The chairman of the United Nations Development Corporation, which is seeking to construct a new building for the world body while it renovates its famed headquarters on the East River, made a play on Mr. Bolton’s oft-quoted remark about how the secretariat building could stand to have a few stories removed, with George Klein saying that his goal was “to add 10 stories to the United Nations.” He told of how his father had taught him about the crime of silence and suggested that had there been a United Nations in the first half of the 20th century, “Hitler would have been stopped.” The secretary-general of the United Nations, Kofi Annan, said that given the long time Mr. Bolton took to get to Turtle Bay, “we put him right to work,” a reference to the ambassador’s editing of the big reform documents the past few weeks. He had warm praise for the result of Mr. Bolton’s work. The ambassador responded to all the greetings by paraphrasing Talleyrand’s quip about the statesman who died: “I wonder what he meant by that.” He suggested that the person in the State Department who really understands the United Nations building program is Secretary Rice herself, who oversaw the birth of a number of major buildings when she was provost of Stanford. He went on to say that he gets up every morning and asks himself, “How am I going to advance the interests of the United States?” He left no doubt in a room of admirers that he was on his game.


***


BRIEF FIGHT Sidney Zion, James Taranto, Zachary Karabell, David Greenberg, and many others crowded Tim and Nina Zagat’s rooftop party Wednesday night to celebrate David Margolick’s book “Beyond Glory: Joe Louis vs. Max Schmeling, and a World on the Brink” (Alfred A. Knopf). Earlier in the week, the author appeared at the New York Public Library in conversation with Jeremy Schaap.

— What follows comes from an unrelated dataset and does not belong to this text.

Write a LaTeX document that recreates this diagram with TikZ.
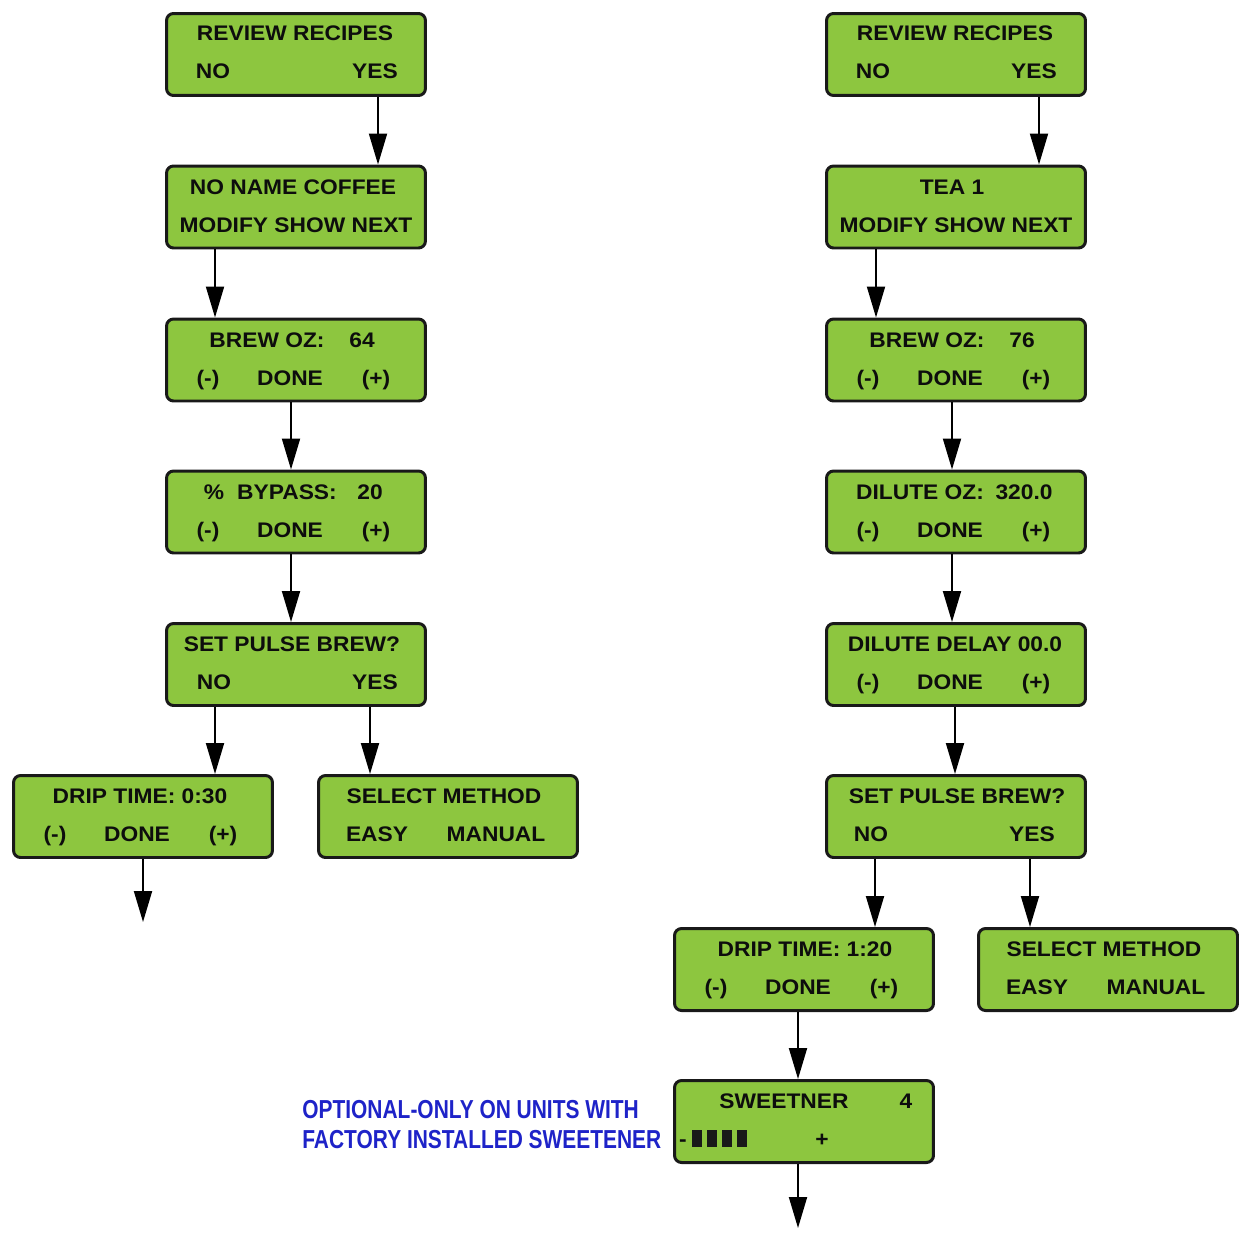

The Knickerbocker learned that on June 22, 1938, the referee of the Louis-Schmeling fight spoke seriously about the “responsibility” each fighter had to fight their best, fair fight. As Mr. Margolick said, when asked about the referee’s pre-fight remarks, “It was as if he were saying, ‘Let’s play by the book since we are already playing with fire here.'” The buildup to the fight had been electric. It is estimated that more people listened to the fight than had listened at one time to anything on the radio ever before. The fight lasted less than one round, as Louis scored a punishing TKO in the first round. The symbolic meaning to many people was that America had defeated Nazi Germany.


Mr. Margolick took seven years to research and write the book, with much time spent at the NYPL. More than once, he lauded the collections of old newspapers from New York’s earlier decades that only the NYPL had.


At the talk, Mr. Margolick exploded a number of myths: that Schmeling paid for Louis’s funeral; that Schmeling was shut out of German society after losing. Schmeling owned the Coca-Cola distributorship for Hamburg and became wealthy (he died this past February). Louis died virtually penniless.


But the whole world had listened. The fight contained multitudes.